**What the task requires**
Strip the pictures and reproduce the rest of the listing exactly.

--- start of Raw data ---

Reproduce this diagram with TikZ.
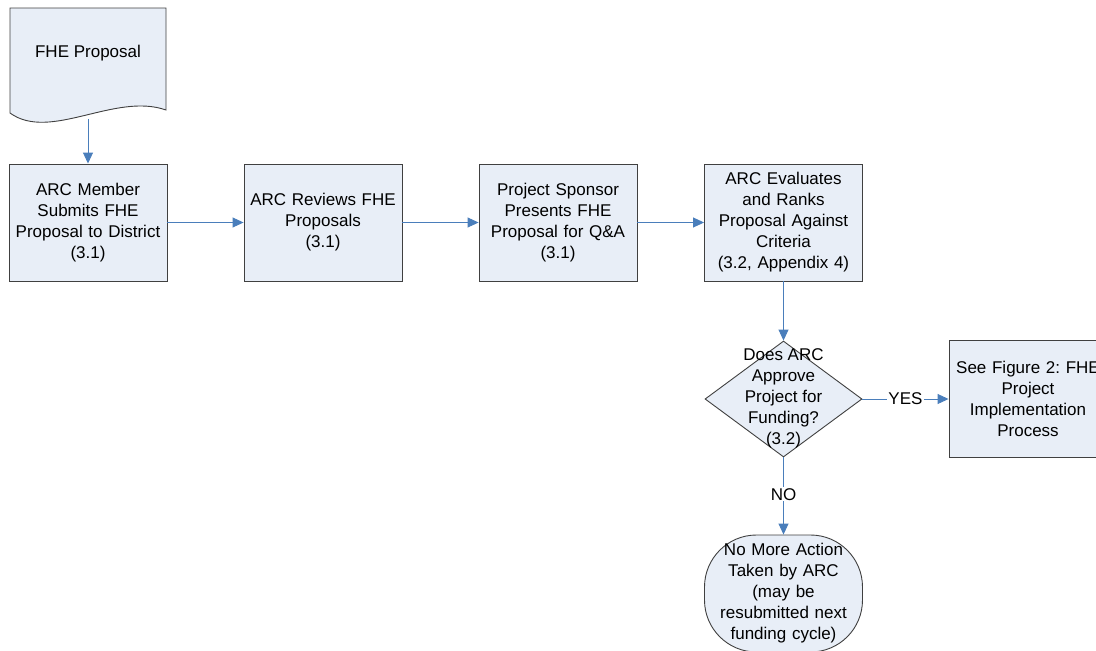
\documentclass[tikz,border=0pt]{standalone}
\usepackage{fontspec}
\setmainfont{Liberation Sans}
\usetikzlibrary{arrows.meta,shapes.geometric}
\definecolor{boxfill}{RGB}{232,238,247}
\definecolor{boxline}{RGB}{64,64,64}
\definecolor{arrowblue}{RGB}{74,126,187}
\tikzset{
  every node/.style={font=\fontsize{17}{21}\selectfont\frenchspacing, align=center},
  procbox/.style={draw=boxline, fill=boxfill, line width=0.9pt, minimum width=156pt, minimum height=117pt, inner sep=2pt, text width=154pt},
  decbox/.style={draw=boxline, fill=boxfill, line width=0.9pt, diamond, minimum width=157pt, minimum height=116pt, inner sep=0pt, aspect=1.35},
  termbox/.style={draw=boxline, fill=boxfill, line width=0.9pt, rounded corners=52pt, minimum width=157pt, minimum height=117pt, inner sep=2pt, text width=154pt},
  conn/.style={draw=arrowblue, line width=0.9pt, -{Triangle[width=10pt,length=11pt]}},
  lbl/.style={fill=white, inner sep=1pt}
}
\begin{document}
\begin{tikzpicture}[x=1pt,y=-1pt]
\useasboundingbox (0,0) rectangle (1096,651);
\begin{scope}
\clip (0,0) rectangle (1096,651);
% document shape
\draw[draw=boxline, fill=boxfill, line width=0.9pt] (10,8) -- (166,8) -- (166,110) .. controls (115,92) and (50,142) .. (10,113) -- cycle;
\node (doc) at (88,53) {FHE Proposal};
\coordinate (docb) at (88,119);
\node[procbox] (b1) at (88,222.5) {ARC Member\\Submits FHE\\Proposal to District\\(3.1)};
\node[procbox] (b2) at (323,222.5) {ARC Reviews FHE\\Proposals\\(3.1)};
\node[procbox] (b3) at (558,222.5) {Project Sponsor\\Presents FHE\\Proposal for Q\&A\\(3.1)};
\node[procbox] (b4) at (783.5,222.5) {ARC Evaluates\\and Ranks\\Proposal Against\\Criteria\\(3.2, Appendix 4)};
\node[decbox] (d) at (783.5,399) {};
\node at (783.5,398) {Does ARC\\Approve\\Project for\\Funding?\\(3.2)};
\node[procbox] (b5) at (1028,399) {See Figure 2: FHE\\Project\\Implementation\\Process};
\node[termbox] (t) at (783.5,593.5) {No More Action\\Taken by ARC\\(may be\\resubmitted next\\funding cycle)};
\end{scope}
\draw[conn] (docb) -- (b1.north);
\draw[conn] (b1.east) -- (b2.west);
\draw[conn] (b2.east) -- (b3.west);
\draw[conn] (b3.east) -- (b4.west);
\draw[conn] (b4.south) -- (d.north);
\draw[conn] (d.east) -- node[lbl] {YES} (b5.west);
\draw[conn] (d.south) -- node[lbl, pos=0.48] {NO} (t.north);
\end{tikzpicture}
\end{document}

--- end of Raw data ---

**Exercise answer**
Reproduce this diagram with TikZ.
\documentclass[tikz,border=0pt]{standalone}
\usepackage{fontspec}
\setmainfont{Liberation Sans}
\usetikzlibrary{arrows.meta,shapes.geometric}
\definecolor{boxfill}{RGB}{232,238,247}
\definecolor{boxline}{RGB}{64,64,64}
\definecolor{arrowblue}{RGB}{74,126,187}
\tikzset{
  every node/.style={font=\fontsize{17}{21}\selectfont\frenchspacing, align=center},
  procbox/.style={draw=boxline, fill=boxfill, line width=0.9pt, minimum width=156pt, minimum height=117pt, inner sep=2pt, text width=154pt},
  decbox/.style={draw=boxline, fill=boxfill, line width=0.9pt, diamond, minimum width=157pt, minimum height=116pt, inner sep=0pt, aspect=1.35},
  termbox/.style={draw=boxline, fill=boxfill, line width=0.9pt, rounded corners=52pt, minimum width=157pt, minimum height=117pt, inner sep=2pt, text width=154pt},
  conn/.style={draw=arrowblue, line width=0.9pt, -{Triangle[width=10pt,length=11pt]}},
  lbl/.style={fill=white, inner sep=1pt}
}
\begin{document}
\begin{tikzpicture}[x=1pt,y=-1pt]
\useasboundingbox (0,0) rectangle (1096,651);
\begin{scope}
\clip (0,0) rectangle (1096,651);
% document shape
\draw[draw=boxline, fill=boxfill, line width=0.9pt] (10,8) -- (166,8) -- (166,110) .. controls (115,92) and (50,142) .. (10,113) -- cycle;
\node (doc) at (88,53) {FHE Proposal};
\coordinate (docb) at (88,119);
\node[procbox] (b1) at (88,222.5) {ARC Member\\Submits FHE\\Proposal to District\\(3.1)};
\node[procbox] (b2) at (323,222.5) {ARC Reviews FHE\\Proposals\\(3.1)};
\node[procbox] (b3) at (558,222.5) {Project Sponsor\\Presents FHE\\Proposal for Q\&A\\(3.1)};
\node[procbox] (b4) at (783.5,222.5) {ARC Evaluates\\and Ranks\\Proposal Against\\Criteria\\(3.2, Appendix 4)};
\node[decbox] (d) at (783.5,399) {};
\node at (783.5,398) {Does ARC\\Approve\\Project for\\Funding?\\(3.2)};
\node[procbox] (b5) at (1028,399) {See Figure 2: FHE\\Project\\Implementation\\Process};
\node[termbox] (t) at (783.5,593.5) {No More Action\\Taken by ARC\\(may be\\resubmitted next\\funding cycle)};
\end{scope}
\draw[conn] (docb) -- (b1.north);
\draw[conn] (b1.east) -- (b2.west);
\draw[conn] (b2.east) -- (b3.west);
\draw[conn] (b3.east) -- (b4.west);
\draw[conn] (b4.south) -- (d.north);
\draw[conn] (d.east) -- node[lbl] {YES} (b5.west);
\draw[conn] (d.south) -- node[lbl, pos=0.48] {NO} (t.north);
\end{tikzpicture}
\end{document}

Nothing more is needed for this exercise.